Key Pre-Conditions if Self-Determined Goal Setting is the Aim

Schools that have moved to enabling teachers to self-determine the scope of their goal areas have found that some key pre-conditions are necessary. By investing time in establishing pre-conditions many (though not always all) teachers, are very able to set their performance goals without any set requirements placed on them by administration. So, what are these pre-conditions?

  • Whole School Planning is Focussed on Student Learning….and is Collaborative

    Schools that view whole school planning through the lens of evidence informed teaching strategies that have the highest impact on student learning in their context, find in many instances that they naturally refer to the Australian Professional Standards for Teachers and the very many accompanying resources available through AITSL. These resources such as the AITSL Continuum of Classroom Practice, become part of the reflection process when whole school focus areas are being considered. Further, when whole school planning is highly participative and collaborative, teachers have a greater level of buy-in to the school focus areas and are more likely to make use of the school plan as a relevant resource when they are being coached by their “line manager” as part of the performance development process.

    In larger schools where department or phases of learning initiatives are also established, these are far more relevant to a teacher when the overall whole school focus areas are driven by the relentless question of…will this have the greatest impact on student learning in this context?

    We are talking about a cascading level of “view” from the whole school focus areas right through to a student in a particular classroom. We have heard this referred to as the “line of sight” from the school plan, through all the levels of conversations until the ultimate impact can be seen with any given student.

    If a teacher is not paying attention to the school plan when establishing their goals….there is potentially something wrong with the planning and the plan.

  • High Trust Relationships

    As we know from research such as Bryk, A.S. & Schneider, B. (2002) schools that have a greater level of trust within all levels of relationships, have improved results than schools with low trust. Common sense will tell us this, however is it not a low trust strategy for administration to commence the performance development process requiring the teachers to set a pre-determined number of goals and around a set of parameters?

    While there will inevitably be situations where some teachers will need to show evidence that their performance goals meet administrative requirements, if this is viewed as the exception rather than the rule, then maybe we start the whole performance development process from a position of “I trust you are a professional and I trust you will be setting your goals around the needs of the students”. As mentioned, if the whole school focus areas, and where relevant, department initiatives are also established based on the learning needs of students, then do we need to tell teachers what to set their goals around? Perhaps not….for the majority of teachers at least.

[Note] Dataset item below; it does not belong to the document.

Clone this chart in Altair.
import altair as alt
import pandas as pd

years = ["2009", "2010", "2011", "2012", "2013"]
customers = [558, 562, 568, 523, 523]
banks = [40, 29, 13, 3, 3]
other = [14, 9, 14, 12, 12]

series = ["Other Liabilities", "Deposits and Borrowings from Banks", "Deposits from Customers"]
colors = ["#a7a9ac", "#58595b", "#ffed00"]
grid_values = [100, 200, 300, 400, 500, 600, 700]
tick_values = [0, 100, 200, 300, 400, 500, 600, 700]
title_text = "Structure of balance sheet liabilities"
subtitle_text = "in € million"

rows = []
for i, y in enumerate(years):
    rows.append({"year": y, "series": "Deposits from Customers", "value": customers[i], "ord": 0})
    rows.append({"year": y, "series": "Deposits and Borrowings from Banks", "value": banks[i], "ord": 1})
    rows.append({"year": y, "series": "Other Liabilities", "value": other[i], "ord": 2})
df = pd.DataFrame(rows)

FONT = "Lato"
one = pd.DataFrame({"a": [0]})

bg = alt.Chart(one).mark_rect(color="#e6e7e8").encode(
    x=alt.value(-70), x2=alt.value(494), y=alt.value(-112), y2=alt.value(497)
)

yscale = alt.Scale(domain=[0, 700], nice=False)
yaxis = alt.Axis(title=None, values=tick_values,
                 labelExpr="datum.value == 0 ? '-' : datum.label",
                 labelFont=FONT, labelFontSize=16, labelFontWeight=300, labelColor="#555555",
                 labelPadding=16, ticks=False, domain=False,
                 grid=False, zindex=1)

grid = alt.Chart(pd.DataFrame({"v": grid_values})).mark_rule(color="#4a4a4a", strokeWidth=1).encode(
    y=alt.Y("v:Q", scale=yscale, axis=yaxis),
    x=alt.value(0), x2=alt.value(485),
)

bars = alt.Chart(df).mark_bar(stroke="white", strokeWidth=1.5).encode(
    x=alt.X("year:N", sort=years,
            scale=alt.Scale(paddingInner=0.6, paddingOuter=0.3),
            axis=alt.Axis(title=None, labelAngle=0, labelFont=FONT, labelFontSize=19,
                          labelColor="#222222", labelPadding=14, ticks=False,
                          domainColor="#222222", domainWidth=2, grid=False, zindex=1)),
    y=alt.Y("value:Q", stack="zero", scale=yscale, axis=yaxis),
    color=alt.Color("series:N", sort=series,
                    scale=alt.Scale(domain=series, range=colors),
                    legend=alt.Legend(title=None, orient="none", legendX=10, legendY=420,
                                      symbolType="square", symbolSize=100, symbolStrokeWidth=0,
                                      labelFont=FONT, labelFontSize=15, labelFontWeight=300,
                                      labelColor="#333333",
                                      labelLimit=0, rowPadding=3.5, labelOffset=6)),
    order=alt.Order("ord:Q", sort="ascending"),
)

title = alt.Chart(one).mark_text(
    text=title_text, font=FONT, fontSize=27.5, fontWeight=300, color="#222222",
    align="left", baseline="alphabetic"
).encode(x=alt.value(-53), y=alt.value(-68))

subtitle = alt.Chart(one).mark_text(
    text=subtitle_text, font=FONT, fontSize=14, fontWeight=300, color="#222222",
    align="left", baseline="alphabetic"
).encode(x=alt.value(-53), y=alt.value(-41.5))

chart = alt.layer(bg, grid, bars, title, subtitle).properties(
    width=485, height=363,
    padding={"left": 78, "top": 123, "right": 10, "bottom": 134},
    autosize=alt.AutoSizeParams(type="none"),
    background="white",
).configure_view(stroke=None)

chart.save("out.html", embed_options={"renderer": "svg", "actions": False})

    When trust is modelled from the principal right through the many levels of performance conversations that happen in a school, this can ultimately enable teachers to embrace peer observation, peer feedback and peer coaching. It is when teachers are seen as trustworthy professionals, that they are willing to open themselves to changes in their teaching practice and use the support of others like their manager and peer coaches. We know that the greatest level of change to teaching practice will happen in a true partnership (Knight, 2011), often between two peers, and we know that one of the highest impacts on student learning, is the appropriate choice of pedagogy.

    Therefore, in practice it is reasonable for a principal to be having performance conversations using a coaching approach with senior members of the school (e.g. associate principals), where their goals are around their own professional learning needs aligned with the whole school plan focus areas. The questions here could be; What would you be doing differently if you were leading this focus area as best as possible with those you manage? How would things be better for you? For the teachers you manage?

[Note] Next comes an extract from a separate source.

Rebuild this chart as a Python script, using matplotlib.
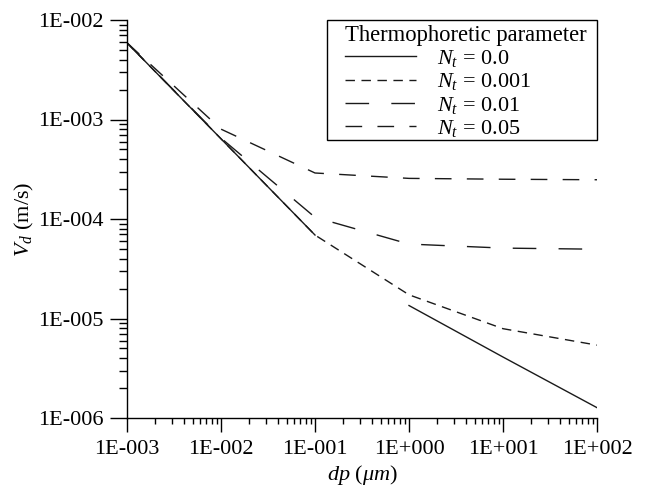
import numpy as np
import matplotlib
matplotlib.use("Agg")
import matplotlib.pyplot as plt
from matplotlib.patches import Rectangle
from matplotlib.ticker import FixedLocator, LogLocator, NullFormatter

# ---- data ----
dp = [1e-3, 1e-2, 1e-1, 1e0, 1e1, 1e2]
vd_nt0 = [5.9e-3, 6.4e-4, 6.9e-5, 1.35e-5, 4.1e-6, 1.27e-6]
vd_nt0001 = [5.9e-3, 6.4e-4, 6.9e-5, 1.73e-5, 7.9e-6, 5.4e-6]
vd_nt001 = [5.9e-3, 6.5e-4, 1.04e-4, 5.6e-5, 5.1e-5, 4.97e-5]
vd_nt005 = [5.9e-3, 8.0e-4, 2.9e-4, 2.56e-4, 2.51e-4, 2.48e-4]

labels = [r"$N_t$ = 0.0", r"$N_t$ = 0.001", r"$N_t$ = 0.01", r"$N_t$ = 0.05"]
legend_title = "Thermophoretic parameter"

x_ticks = [1e-3, 1e-2, 1e-1, 1e0, 1e1, 1e2]
x_ticklabels = ["1E-003", "1E-002", "1E-001", "1E+000", "1E+001", "1E+002"]
y_ticks = [1e-6, 1e-5, 1e-4, 1e-3, 1e-2]
y_ticklabels = ["1E-006", "1E-005", "1E-004", "1E-003", "1E-002"]

# ---- style ----
plt.rcParams["font.family"] = ["Liberation Serif", "DejaVu Serif"]
plt.rcParams["mathtext.fontset"] = "custom"
plt.rcParams["mathtext.rm"] = "Liberation Serif"
plt.rcParams["mathtext.it"] = "Liberation Serif:italic"
plt.rcParams["mathtext.bf"] = "Liberation Serif:bold"
FS = 16

fig = plt.figure(figsize=(6.49, 4.91), dpi=100)
ax = fig.add_axes([127 / 649, 1 - 418 / 491, (597 - 127) / 649, (418 - 20) / 491])

lc = "#1a1a1a"
lw = 1.0
# Nt = 0.0 drawn in two pieces (gap between 0.1 and 1 um in the reference)
l0, = ax.plot(dp[:3], vd_nt0[:3], color=lc, lw=lw, ls="-", label=labels[0])
ax.plot(dp[3:], vd_nt0[3:], color=lc, lw=lw, ls="-")
l1, = ax.plot(dp, vd_nt0001, color=lc, lw=lw, dashes=(6.8, 4.7), label=labels[1])
l2, = ax.plot(dp, vd_nt001, color=lc, lw=lw, dashes=(17, 16), label=labels[2])
l3, = ax.plot(dp, vd_nt005, color=lc, lw=lw, dashes=(12, 11), label=labels[3])

ax.set_xscale("log")
ax.set_yscale("log")
ax.set_xlim(1e-3, 1e2)
ax.set_ylim(1e-6, 1e-2)

ax.xaxis.set_major_locator(FixedLocator(x_ticks))
ax.set_xticklabels(x_ticklabels)
ax.yaxis.set_major_locator(FixedLocator(y_ticks))
ax.set_yticklabels(y_ticklabels)
ax.xaxis.set_minor_locator(LogLocator(base=10, subs=np.arange(2, 10), numticks=20))
ax.yaxis.set_minor_locator(LogLocator(base=10, subs=np.arange(2, 10), numticks=20))
ax.xaxis.set_minor_formatter(NullFormatter())
ax.yaxis.set_minor_formatter(NullFormatter())

for s in ("top", "right"):
    ax.spines[s].set_visible(False)
for s in ("left", "bottom"):
    ax.spines[s].set_linewidth(1.0)
    ax.spines[s].set_color("black")

ax.tick_params(axis="y", which="major", direction="out", length=12, width=1.0, pad=5, labelsize=FS)
ax.tick_params(axis="y", which="minor", direction="out", length=6, width=1.0)
ax.tick_params(axis="x", which="major", direction="out", length=10, width=1.0, pad=6, labelsize=FS)
ax.tick_params(axis="x", which="minor", direction="out", length=4, width=1.0)

ax.set_xlabel(r"$dp$ ($\mu m$)", fontsize=FS, labelpad=3)
ax.set_ylabel(r"$V_d$ (m/s)", fontsize=FS, labelpad=1)

# legend box frame (square corners, black edge)
frame = Rectangle((200 / 470, 278 / 398), 270 / 470, 120 / 398, transform=ax.transAxes,
                  facecolor="white", edgecolor="black", lw=1.0, clip_on=False, zorder=4)
ax.add_patch(frame)

leg = ax.legend(handles=[l0, l1, l2, l3], title=legend_title, loc="upper left",
                bbox_to_anchor=(218 / 470, 393 / 398), borderaxespad=0.0, fontsize=FS,
                title_fontsize=16.3, frameon=False,
                handlelength=3.2, handletextpad=0.95, labelspacing=0.1,
                borderpad=0.0, alignment="left")
leg.set_zorder(5)

fig.savefig("out.png", dpi=100)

    The senior leaders in turn could be having performance conversations with middle managers with their goals and actions centred on how they will lead those they manage to implement the schools overall direction and focus areas.

    It could then be reasonable for a middle manager to be having performance conversations using a coaching approach with the teachers they manage, with the goals here being around articulating the whole school focus areas into iSMART goals relevant to the teachers levels of responsibilities (i.e. the classes and students they teach)

    In schools that have embraced peer coaching, the teachers then utilize a peer coach to support them in articulating the performance goals into actions. These actions may even directly relate to particular students. This micro level of conversation is very relational and based on partnership principles (Knight, 2011) and using data/evidence collected through peer observation, to inform the goals and actions at the classroom practice level.

    This is possible in an environment of high trust. (read more about trust here and here)

  • Performance Development is a Process NOT an Event

    As Dr Needham points out so well in her recent article, where regular check-ins are incorporated, the coaching approach to performance development breathes life into what can often be seen by teachers as a “form filling” event. While some of these check-ins may be somewhat formal, with goal progress discussed and actions for the next period (perhaps monthly) written, the real process can happen through “corridor coaching”. These random (although sometimes random looking but planned by the coach!) give the chance for 2-3 mins catch ups between the coach/leader and the coachee. These can happen as the teacher is for example walking to the staff room or while on duty. Simple check-in questions such as:

    • How are you going with that goal you established a few months ago? I think you said back then that you were at a 4/10 in achieving that goal…any progress there? What is better now?
    • (Assuming the coachee has moved at all in that scale) Wow, what is contributing to that progress? How did you do that? It seems to me that a strength you have that is a factor here is_____
    • Using that strength (affirmed from their story of progress) and what has worked so far, what are some options to move you even a little further up that scale? What else? What option can you see yourself putting into action in the next few days?
    • How will you do that? Is there a step even prior to that one?

    The key for the leader as coach is to be cognisant of the teacher’s goals and where they rated themselves at the last check-in, before they have these very informal “corridor coaching” conversations. It is also important that this information is not lost and that it can be woven into the subsequent check-ins and even into the more formal review meetings.

  • Some Things to Consider

    • So how does all of this sit with you and your context?
    • What training and support do you provide for those who will be ‘performance developers’ (leaders as coaches)?
    • To what extent is your whole school planning focused on instructional practice and student outcomes?
    • Do you have an accepted and routinely referenced set of standards, a framework, or a set of guidelines or principles that can act as a point of reference for goal setting and performance and development conversations?
    • Is there an environment of trust in the professionalism of teachers and if not, is this where to start?
    • What are the situations that would trigger a variation from enabling a teacher to be self-determining with the scope of their goals and how should this be made clear to all?


References:

  • Bryk, A. S. & Schneider, B. L. (2002). Trust in schools: a core resource for improvement. New York: Russell Sage Foundation.
  • Knight, J. (2011). Unmistakable Impact: A Partnership Approach for Dramatically Improving Instruction. Thousand Oaks, CA: Corwin.